現実に起こるできごとがあまりにも時間軸と照らし合わせやすいことばかりで、私達は何を語るにしても時間経過を大前提として論理を組み立てていくが、ほんとうはそういうものだけではないのではないか。

昔読んだマンガのセリフをひとつひとつ順番に暗証することなど私にはできない。ただ、いまこの瞬間に手元にドラゴンボール13巻をポンと置かれたら、ページをめくる「直前に」、初代ピッコロ大魔王が高笑いする目次の一コマと、私の脳でしっかりと閉じられた情報の引き出しにしまいこまれた「ふはははは……もくじだっ!!!!!」という写植の記憶との間に、光の筋が何本もぶっちがいになって、ダウンロード・アップロードの交錯が一瞬で起こって、ページをめくった「瞬間」に、三十五年前の読中印象があざやかに再現される。そこでいったんページを閉じてしまえば、じつはこれからめくっていくそれぞれのページになにを書いているのかなんて全く私は思い出せないのだけれど、いざ、目の前でページをめくりはじめると、ページがひっくりかえる「直前」もしくは「瞬間」もしくは「直後」もしくは「そのすべて
」すなわち「ページをめくるという行為の『厚みをもった今』のいずれか」において、ちょっと前まで何も思い出せなかったはずのコマ割り、構図、キャラクタの顔、セリフが、読んでわかるタイミングとは微妙にずれながら、なんなら少し先回りをするような感覚も含めて、脳内に展開されていく。

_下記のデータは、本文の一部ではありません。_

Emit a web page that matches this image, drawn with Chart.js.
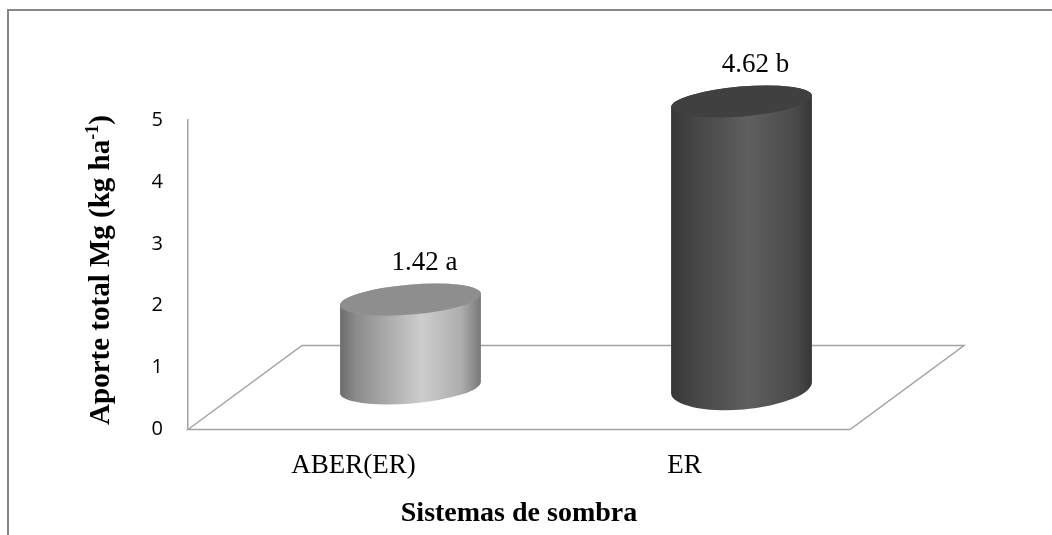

この、「再読」の際に用いられる私の記憶システムは、どうも時間経過という常識的な錯視とは似て非なる形式で成り立っているように感じられる。


本を初めて読む「初読」のとき、私達は、自分の脳内にまだ存在していない字や絵を順番に取り込んでいく。それはどうしても時間経過とか因果のながれにしばられた情報収集となる。それは「すべてが一期一会である現実に順番に触れていく体験」である。しかし、再読のとき、蓄積されている脳内の記憶と照らし合わせながらの読書のときには、それは矢印で結ばれた一本道の理路にはとどまらない。時系列を越えた総体としての情報との照らし合わせによって、目の前にある情報が厚みや奥行きを増して脳内にふたたび飛び込んでくる。

どちらのほうが本来の脳のシステムに合っているか? まあ、合っている・ずれているという評価をしないほうがいいのかもしれないけれど、おそらく、再読という「時系列のしばりから開放された認知」のほうが、よりふくよかな情報にひたることができるだろう。

私は積ん読はしないし本棚もほとんど持たずに生活をしている。これからも積ん読はしないとは思うけれど、「初読をすませ、再読待ちとなっている本」を控えさせるための本棚は、やはり必要なのかなという気にもなってくる。時の流れにしばられた初読オンリーで本とのかかわりを終えてしまうことを、なんだかちょっともったいなく感じる。それこそ、夢のない話だ。

あるいは音楽というものも、曲の構成を熟知した状態で聴く、「再読」ならぬ「再聴」によって、はじめてそのおもしろみが感じられるということもあるだろう。順番などというものから解き放たれたときに、はじめて、私達の五感は本来の実力を発揮してくれるのかもしれない。ただしそれは現実を夢にしてしまうリスクを負っているようにも思う。